Thinking of all the trips I’ve been on where conflict has blown the team—and sometimes the expedition—completely apart, I ask Severin how many people have dropped out of his projects.
“Two, maybe three; all the others were really first-rate,” he says cheerfully. “People seem to rise to the occasion—they do more than cope; they learn, they make a great contribution. I’m a big believer that almost anyone can handle a remote journey.”
So what is the most valuable characteristic of a good teammate? Bravery, stamina, technical skill?
Severin grins. “I would say being laid-back, easygoing.”
“With Tim, there’s no rush, no desperation,” said Murdo McDonald, 35, a geography teacher from the Outer Hebrides who accompanied Severin on his most recent project, a search for the sources of the fictional character Robinson Crusoe. “Tim takes time to understand a culture. He doesn’t have a predefined idea of where the end will be or what he’ll find. He goes slowly, conscientiously, and lets things unfold.
“It’s all about the myths and legends for Tim. If nobody in the world knew about his projects, but he could still do them—why, he’d still be happy.”
Most telling of all, both Beynon and McDonald added that if Severin were to call today, they’d both drop everything to go with him.
NANSEN, AMUNDSEN, Shackleton, Hillary. I put Severin in this elite company of great adventurers who have left a meaningful legacy.

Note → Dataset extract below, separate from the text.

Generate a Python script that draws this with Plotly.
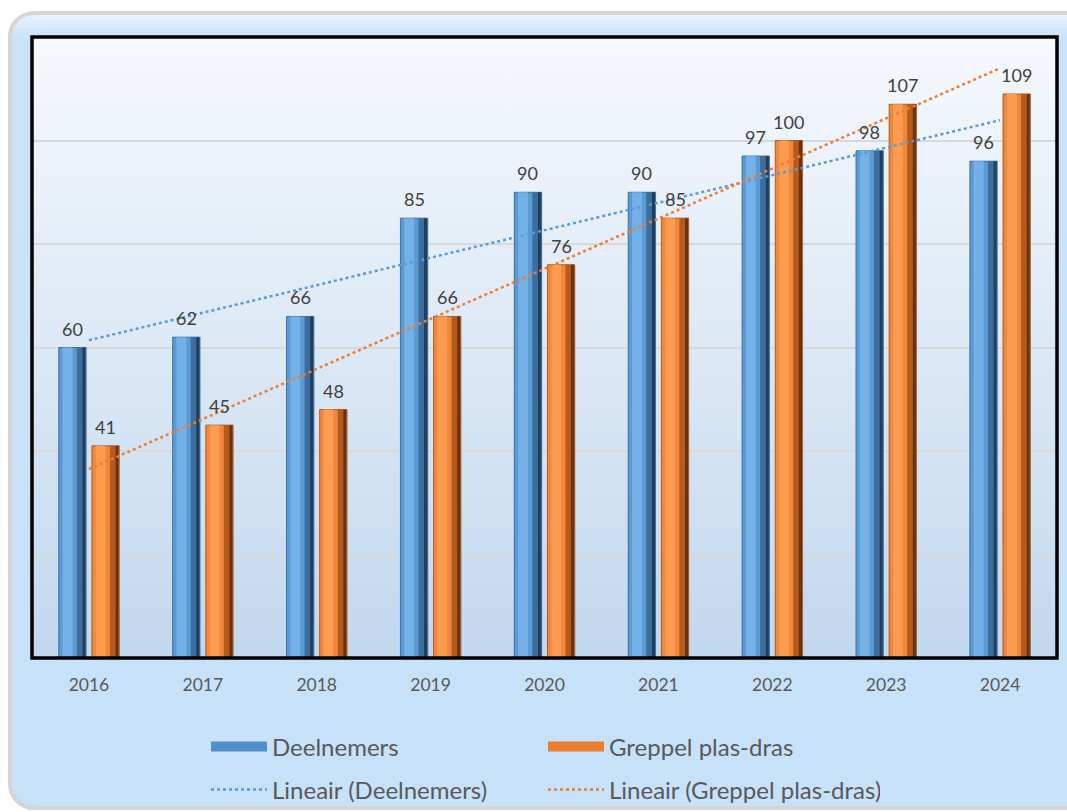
import base64
import numpy as np
import plotly.graph_objects as go

years = ["2016", "2017", "2018", "2019", "2020", "2021", "2022", "2023", "2024"]
deelnemers = [60, 62, 66, 85, 90, 90, 97, 98, 96]
greppel = [41, 45, 48, 66, 76, 85, 100, 107, 109]
series_names = ["Deelnemers", "Greppel plas-dras"]
trend_names = ["Lineair (Deelnemers)", "Lineair (Greppel plas-dras)"]
y_max = 120
y_step = 20

FW, FH = 1067, 812
L, R, T, B = 32, 1057, 37, 658
PW, PH = R - L, B - T

# linear trend (least squares) derived from the data
xi = np.arange(1, len(years) + 1)
def trend(vals):
    a, b = np.polyfit(xi, vals, 1)
    return [float(v) for v in (a * xi + b)]

trend_d = trend(deelnemers)
trend_g = trend(greppel)

blue = dict(base="#5b9bd5", hi="#74b1e8", dk="#3c6d9c", dd="#203f5e", line="#2e5a86")
orange = dict(base="#f0873a", hi="#fd9c50", dk="#b65a1b", dd="#6a3210", line="#9a4a14")

bw = 0.24
off_d = -0.265
off_g = 0.026

fig = go.Figure()
annotations = []

def add_bars(vals, off, c, name):
    fig.add_trace(go.Bar(
        x=years, y=vals, name=name, showlegend=False,
        offset=off, width=bw,
        marker=dict(color=c["base"], line=dict(color=c["line"], width=0.8)),
        hoverinfo="skip", textposition="none",
    ))
    # shading strips (same values)
    for o, w, col in [(0.14, 0.36, c["hi"]), (0.66, 0.2, c["dk"]), (0.86, 0.12, c["dd"])]:
        fig.add_trace(go.Bar(
            x=years, y=vals, showlegend=False, offset=off + bw * o, width=bw * w,
            marker=dict(color=col, line=dict(width=0)), hoverinfo="skip",
            textposition="none",
        ))
    for i, v in enumerate(vals):
        annotations.append(dict(
            x=i + off + bw / 2, y=v, xref="x", yref="y", text=str(v), showarrow=False,
            yshift=19, yanchor="middle", xanchor="center",
            font=dict(family="Lato", size=18, color="#404040"),
        ))

add_bars(deelnemers, off_d, blue, series_names[0])
add_bars(greppel, off_g, orange, series_names[1])

fig.add_trace(go.Scatter(
    x=years, y=trend_d, mode="lines", name=trend_names[0], legend="legend2",
    line=dict(color="#5b9bd5", width=2.5, dash="dot"), hoverinfo="skip",
))
fig.add_trace(go.Scatter(
    x=years, y=trend_g, mode="lines", name=trend_names[1], legend="legend2",
    line=dict(color="#ed7d31", width=2.5, dash="dot"), hoverinfo="skip",
))
# legend swatches for bar series
fig.add_trace(go.Scatter(
    x=[years[0]], y=[None], mode="lines", name=series_names[0], legend="legend",
    line=dict(color="#4f8fca", width=13), hoverinfo="skip",
))
fig.add_trace(go.Scatter(
    x=[years[0]], y=[None], mode="lines", name=series_names[1], legend="legend",
    line=dict(color="#ec7e30", width=13), hoverinfo="skip",
))

svg = f'''<svg xmlns="http://www.w3.org/2000/svg" width="{FW}" height="{FH}" viewBox="0 0 {FW} {FH}">
<defs>
<linearGradient id="fr" x1="0" y1="0" x2="0" y2="1">
<stop offset="0" stop-color="#e9f4fd"/><stop offset="0.03" stop-color="#cae3f9"/><stop offset="1" stop-color="#c7e1f8"/>
</linearGradient>
<linearGradient id="pa" x1="0" y1="0" x2="0" y2="1">
<stop offset="0" stop-color="#f6f9fd"/><stop offset="1" stop-color="#c2d8ee"/>
</linearGradient>
</defs>
<rect x="0" y="0" width="{FW}" height="{FH}" fill="#ffffff"/>
<rect x="10" y="13" width="{FW + 40}" height="{FH - 17}" rx="24" ry="24" fill="url(#fr)" stroke="#d5d5d5" stroke-width="4"/>
<rect x="{L}" y="{T}" width="{PW}" height="{PH}" fill="url(#pa)"/>
</svg>'''
src = "data:image/svg+xml;base64," + base64.b64encode(svg.encode()).decode()

fig.add_layout_image(dict(
    source=src, xref="paper", yref="paper",
    x=-L / PW, y=1 + T / PH, sizex=FW / PW, sizey=FH / PH,
    xanchor="left", yanchor="top", sizing="stretch", layer="below",
))

fig.add_shape(type="rect", xref="paper", yref="paper", x0=0, x1=1, y0=0, y1=1,
              line=dict(color="#000000", width=3.5), layer="above")

leg_common = dict(
    orientation="h", entrywidth=266, entrywidthmode="pixels", itemwidth=56,
    font=dict(family="Lato", size=24, color="#595959"), bgcolor="rgba(0,0,0,0)",
    xanchor="left", yanchor="middle", traceorder="normal", itemclick=False,
)
fig.update_layout(
    width=FW, height=FH,
    margin=dict(l=L, r=FW - R, t=T, b=FH - B, autoexpand=False),
    paper_bgcolor="rgba(0,0,0,0)", plot_bgcolor="rgba(0,0,0,0)",
    barmode="overlay",
    showlegend=True,
    annotations=annotations,
    legend=dict(x=(206 - L) / PW, y=(B - 747) / PH, **leg_common),
    legend2=dict(x=(206 - L) / PW, y=(B - 790) / PH, **leg_common),
    xaxis=dict(type="category", categoryorder="array", categoryarray=years,
               range=[-0.5, len(years) - 0.5], showgrid=False,
               showline=False, ticks="", ticklabelstandoff=14,
               tickfont=dict(family="Lato", size=17.5, color="#595959")),
    yaxis=dict(range=[0, y_max], dtick=y_step, showticklabels=False, showgrid=True,
               gridcolor="#d9d9d9", gridwidth=1.5, zeroline=False, showline=False),
)

fig.write_html("out.html", config={"displayModeBar": False},
               post_script="document.body.style.margin='0';document.body.style.overflow='hidden';")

Not for his skill at re-creating ancient vessels, nor for his ability as a captain at sea, not even for so thoroughly succeeding in his vast ocean voyages, but rather for his incisive interpretations of some of the greatest literature of humankind.

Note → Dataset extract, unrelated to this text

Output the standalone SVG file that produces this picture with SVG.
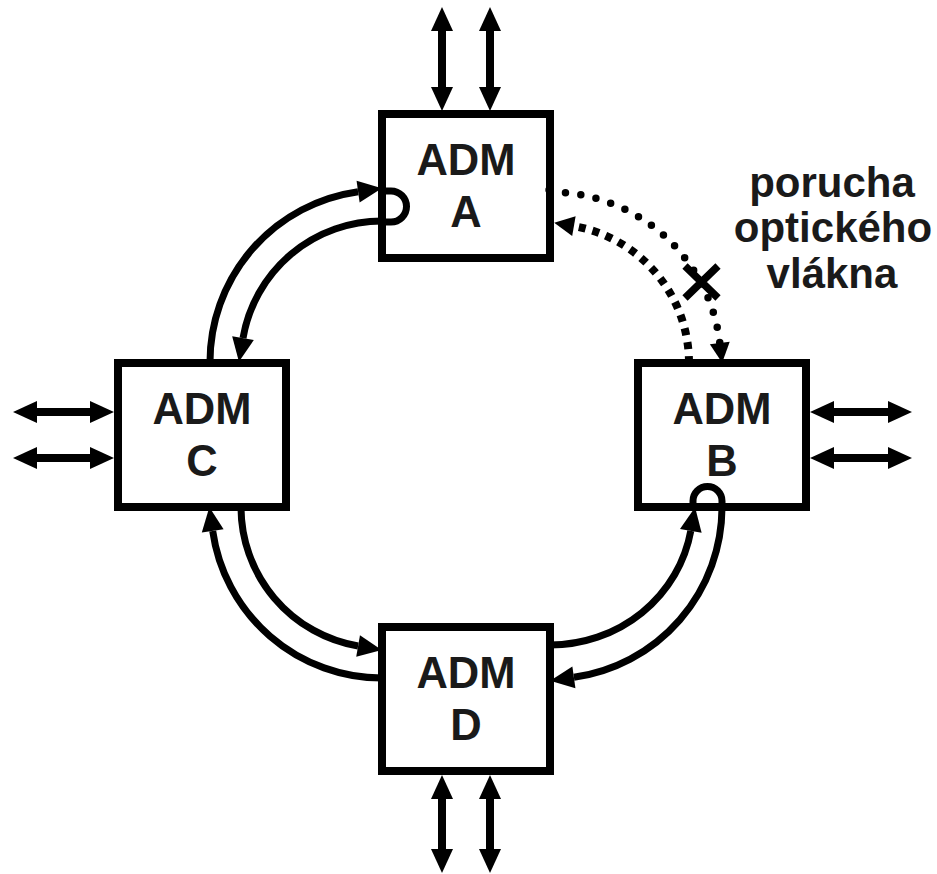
<svg xmlns="http://www.w3.org/2000/svg" width="937" height="874" viewBox="0 0 937 874">
<style>
.box{fill:#fff;stroke:#000;stroke-width:8}
.t{font-family:"Liberation Sans",Arial,sans-serif;font-weight:bold;font-size:43.5px;fill:#1a1a1a;text-anchor:middle}
.lbl{font-family:"Liberation Sans",Arial,sans-serif;font-weight:bold;font-size:42px;fill:#1a1a1a;text-anchor:middle}
.io{fill:none;stroke:#000;stroke-width:8;marker-start:url(#ah);marker-end:url(#ah)}
.arc{fill:none;stroke:#000;stroke-width:7;marker-end:url(#ah)}
.loop{fill:none;stroke:#000;stroke-width:7}
.dot{fill:none;stroke:#000;stroke-width:7.5;stroke-linecap:round;stroke-dasharray:0 15.5;marker-end:url(#sah)}
.dash{fill:none;stroke:#000;stroke-width:8;stroke-dasharray:7 7;marker-end:url(#sah)}
</style>
<defs>
<marker id="ah" markerUnits="userSpaceOnUse" markerWidth="24" markerHeight="22" refX="0" refY="11" orient="auto-start-reverse" overflow="visible">
<path d="M0,0 L24,11 L0,22 z" fill="#000"/>
</marker>
<marker id="sah" markerUnits="userSpaceOnUse" markerWidth="20" markerHeight="20" refX="0" refY="10" orient="auto" overflow="visible">
<path d="M0,0 L20,10 L0,20 z" fill="#000"/>
</marker>
</defs>
<g id="connectors">
<!-- A-C -->
<path class="arc" d="M210,363 A172,172 0 0 1 358.1,191.7"/>
<path class="arc" d="M382,221 A141,141 0 0 0 243,338.1"/>
<!-- C-D -->
<path class="arc" d="M382,678 A171,171 0 0 1 212.7,530.9"/>
<path class="arc" d="M241,507 A141,141 0 0 0 358.1,646"/>
<!-- D-B -->
<path class="arc" d="M550,645 A143,138 0 0 0 690.8,530.9"/>
<path class="arc" d="M722,507 A172,172 0 0 1 573.9,677.3"/>
<!-- A-B failed -->
<path class="dot" d="M550,192 A171,171 0 0 1 719.8,343"/>
<path class="dash" d="M689,363 A139,139 0 0 0 573.9,226.1"/>
<path d="M685,266 L718,298 M685,298 L718,266" stroke="#000" stroke-width="7.5" fill="none"/>
<!-- I/O -->
<path class="io" d="M442,31 V87"/>
<path class="io" d="M490,31 V87"/>
<path class="io" d="M442,799 V849"/>
<path class="io" d="M490,799 V849"/>
<path class="io" d="M37,412 H90"/>
<path class="io" d="M37,458 H90"/>
<path class="io" d="M834,412 H888"/>
<path class="io" d="M834,458 H888"/>
</g>
<g id="nodeA">
<rect class="box" x="382" y="114" width="168" height="144"/>
<path class="loop" d="M378,191 H391 A15.5,15.5 0 0 1 391,222 H378"/>
<circle cx="549" cy="190" r="3.7" fill="#000"/>
<text class="t" x="466" y="175">ADM</text>
<text class="t" x="466" y="227">A</text>
</g>
<g id="nodeB">
<rect class="box" x="638" y="363" width="168" height="144"/>
<path class="loop" d="M693,511 V501 A14.5,14.5 0 0 1 722,501 V511"/>
<text class="t" x="722" y="424">ADM</text>
<text class="t" x="722" y="476">B</text>
</g>
<g id="nodeC">
<rect class="box" x="118" y="363" width="168" height="144"/>
<text class="t" x="202" y="424">ADM</text>
<text class="t" x="202" y="476">C</text>
</g>
<g id="nodeD">
<rect class="box" x="382" y="627" width="168" height="144"/>
<text class="t" x="466" y="688">ADM</text>
<text class="t" x="466" y="740">D</text>
</g>
<g id="label">
<text class="lbl" x="832" y="197">porucha</text>
<text class="lbl" x="833" y="242">optického</text>
<text class="lbl" x="832" y="288">vlákna</text>
</g>
</svg>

Upon reaching Sumatra on the Sinbad Voyage, Severin was able to connect the original tales of cannibalistic tribes that fed their victims drugged food to modern tribes that still use the island’s marijuana in their cooking.
In retracing Wallace’s journey through the Spice Islands of Indonesia, Severin resurrected one of the most unheralded evolutionary theorists of all time, filling in the biographical blanks that no professor scouring libraries ever could.
And in his most recent book, In Search of Robinson Crusoe (2002), Severin discovers that an obscure runaway white slave named Henry Pitman, who was once marooned on an island in the Caribbean, may have provided Daniel Defoe with his prototype for Robinson Crusoe, much more than the infamous Scotsman Alexander Selkirk did.
When I list these examples for Severin, he is visibly pleased but says nothing. For several minutes his eyes stare right through me, as if he were out upon the ocean. Then he grins and his whole face lights up.
“From the first book I wrote, my editors have said, ‘Put more of yourself into it.’ And my response has always been: No. It’s not about me. The book is about the project, the ideas.” So what is Severin’s next adventure? He refuses to say.
“I much prefer to do it first, then talk about it.”